Funding: This research was funded by grants from the National Institute of Mental Health (1R01MH125571-01, 1K01MH132043-01A1) and conducted using research computing resources of the Empire AI consortium, with support from the State of New York, the Simons Foundation, and the Secunda Family Foundation.

About this AI and learning research news

Author: James Devitt
Source: NYU
Contact: James Devitt – NYU
Image: The image is credited to Neuroscience News

Original Research: Closed access.
“Compositional pretraining improves computational efficiency and matches animal behaviour on complex tasks” by Cristina Savin et al. Nature Machine Intelligence

Abstract

Compositional pretraining improves computational efficiency and matches animal behaviour on complex tasks

Recurrent neural networks (RNNs) are ubiquitously used in neuroscience to capture both neural dynamics and behaviours of living systems.

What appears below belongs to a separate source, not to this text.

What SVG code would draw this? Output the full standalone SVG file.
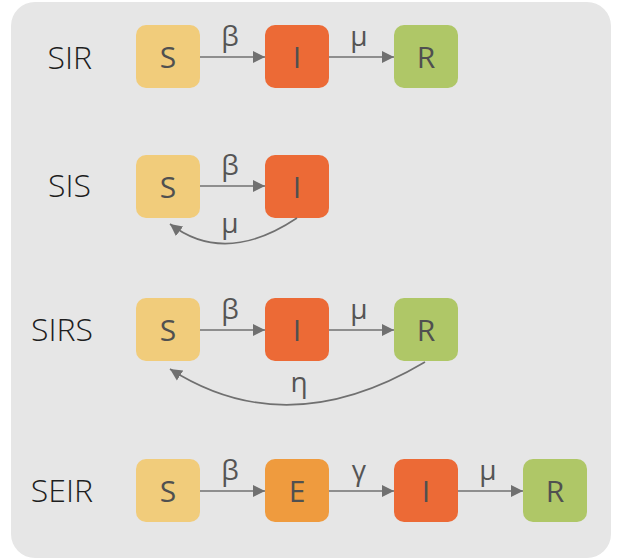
<svg xmlns="http://www.w3.org/2000/svg" width="623" height="559" viewBox="0 0 623 559">
<style>
.row{font-family:"Open Sans","Liberation Sans",sans-serif;font-weight:300;font-size:32px;fill:#1e1e1e;text-anchor:end}
.nl{font-family:"Open Sans","Liberation Sans",sans-serif;font-size:30px;fill:#505050;text-anchor:middle}
.gl{font-family:"Open Sans","Liberation Sans",sans-serif;font-size:28px;fill:#555;text-anchor:middle}
.S{fill:#F1CC7B}.I{fill:#EC6A36}.R{fill:#AFC767}.E{fill:#EF9B3E}
.ar{stroke:#707070;stroke-width:1.6;fill:none;marker-end:url(#ah)}
</style>
<defs>
<marker id="ah" viewBox="0 0 10 10" markerUnits="userSpaceOnUse" markerWidth="12" markerHeight="13" refX="10" refY="5" orient="auto">
<path d="M0,0 L10,5 L0,10 z" fill="#707070"/>
</marker>
</defs>
<rect x="11" y="2" width="600" height="556" rx="24" fill="#E6E6E6"/>
<g id="labels">
<text class="row" x="92" y="69">SIR</text>
<text class="row" x="91" y="197">SIS</text>
<text class="row" x="93" y="341">SIRS</text>
<text class="row" x="93" y="502">SEIR</text>
</g>
<g id="sir-S"><rect class="S" x="136" y="25" width="64" height="63" rx="10"/><text class="nl" x="168" y="68">S</text></g>
<g id="sir-I"><rect class="I" x="265" y="25" width="64" height="63" rx="10"/><text class="nl" x="297" y="68">I</text></g>
<g id="sir-R"><rect class="R" x="394" y="25" width="64" height="63" rx="10"/><text class="nl" x="426" y="68">R</text></g>
<g id="sis-S"><rect class="S" x="136" y="155" width="64" height="63" rx="10"/><text class="nl" x="168" y="198">S</text></g>
<g id="sis-I"><rect class="I" x="265" y="155" width="64" height="63" rx="10"/><text class="nl" x="297" y="198">I</text></g>
<g id="sirs-S"><rect class="S" x="136" y="298" width="64" height="63" rx="10"/><text class="nl" x="168" y="341">S</text></g>
<g id="sirs-I"><rect class="I" x="265" y="298" width="64" height="63" rx="10"/><text class="nl" x="297" y="341">I</text></g>
<g id="sirs-R"><rect class="R" x="394" y="298" width="64" height="63" rx="10"/><text class="nl" x="426" y="341">R</text></g>
<g id="seir-S"><rect class="S" x="136" y="459" width="64" height="63" rx="10"/><text class="nl" x="168" y="502">S</text></g>
<g id="seir-E"><rect class="E" x="265" y="459" width="64" height="63" rx="10"/><text class="nl" x="297" y="502">E</text></g>
<g id="seir-I"><rect class="I" x="394" y="459" width="64" height="63" rx="10"/><text class="nl" x="426" y="502">I</text></g>
<g id="seir-R"><rect class="R" x="523" y="459" width="64" height="63" rx="10"/><text class="nl" x="555" y="502">R</text></g>
<g id="connectors">
<path class="ar" d="M200,57 L265,57"/>
<path class="ar" d="M329,57 L394,57"/>
<path class="ar" d="M200,186 L265,186"/>
<path class="ar" d="M297,218 Q225,266 170,224"/>
<path class="ar" d="M200,330 L265,330"/>
<path class="ar" d="M329,330 L394,330"/>
<path class="ar" d="M425,362 Q287,444 170,369"/>
<path class="ar" d="M200,491 L265,491"/>
<path class="ar" d="M329,491 L394,491"/>
<path class="ar" d="M458,491 L523,491"/>
<text class="gl" x="230" y="46">β</text>
<text class="gl" x="359" y="46">μ</text>
<text class="gl" x="230" y="175">β</text>
<text class="gl" x="230" y="233">μ</text>
<text class="gl" x="230" y="319">β</text>
<text class="gl" x="359" y="319">μ</text>
<text class="gl" x="299" y="392">η</text>
<text class="gl" x="230" y="480">β</text>
<text class="gl" x="359" y="480">γ</text>
<text class="gl" x="488" y="480">μ</text>
</g>
</svg>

However, when it comes to complex cognitive tasks, training RNNs with traditional methods can prove difficult and fall short of capturing crucial aspects of animal behaviour.

Here we propose a principled approach for identifying and incorporating compositional tasks as part of RNN training.

Taking as the target a temporal wagering task previously studied in rats, we design a pretraining curriculum of simpler cognitive tasks that reflect relevant subcomputations, which we term ‘kindergarten curriculum learning’.

We show that this pretraining substantially improves learning efficacy and is critical for RNNs to adopt similar strategies as rats, including long-timescale inference of latent states, which conventional pretraining approaches fail to capture.

Mechanistically, our pretraining supports the development of slow dynamical systems features needed for implementing both inference and value-based decision making.

Overall, our approach helps endow RNNs with relevant inductive biases, which is important when modelling complex behaviours that rely on multiple cognitive functions.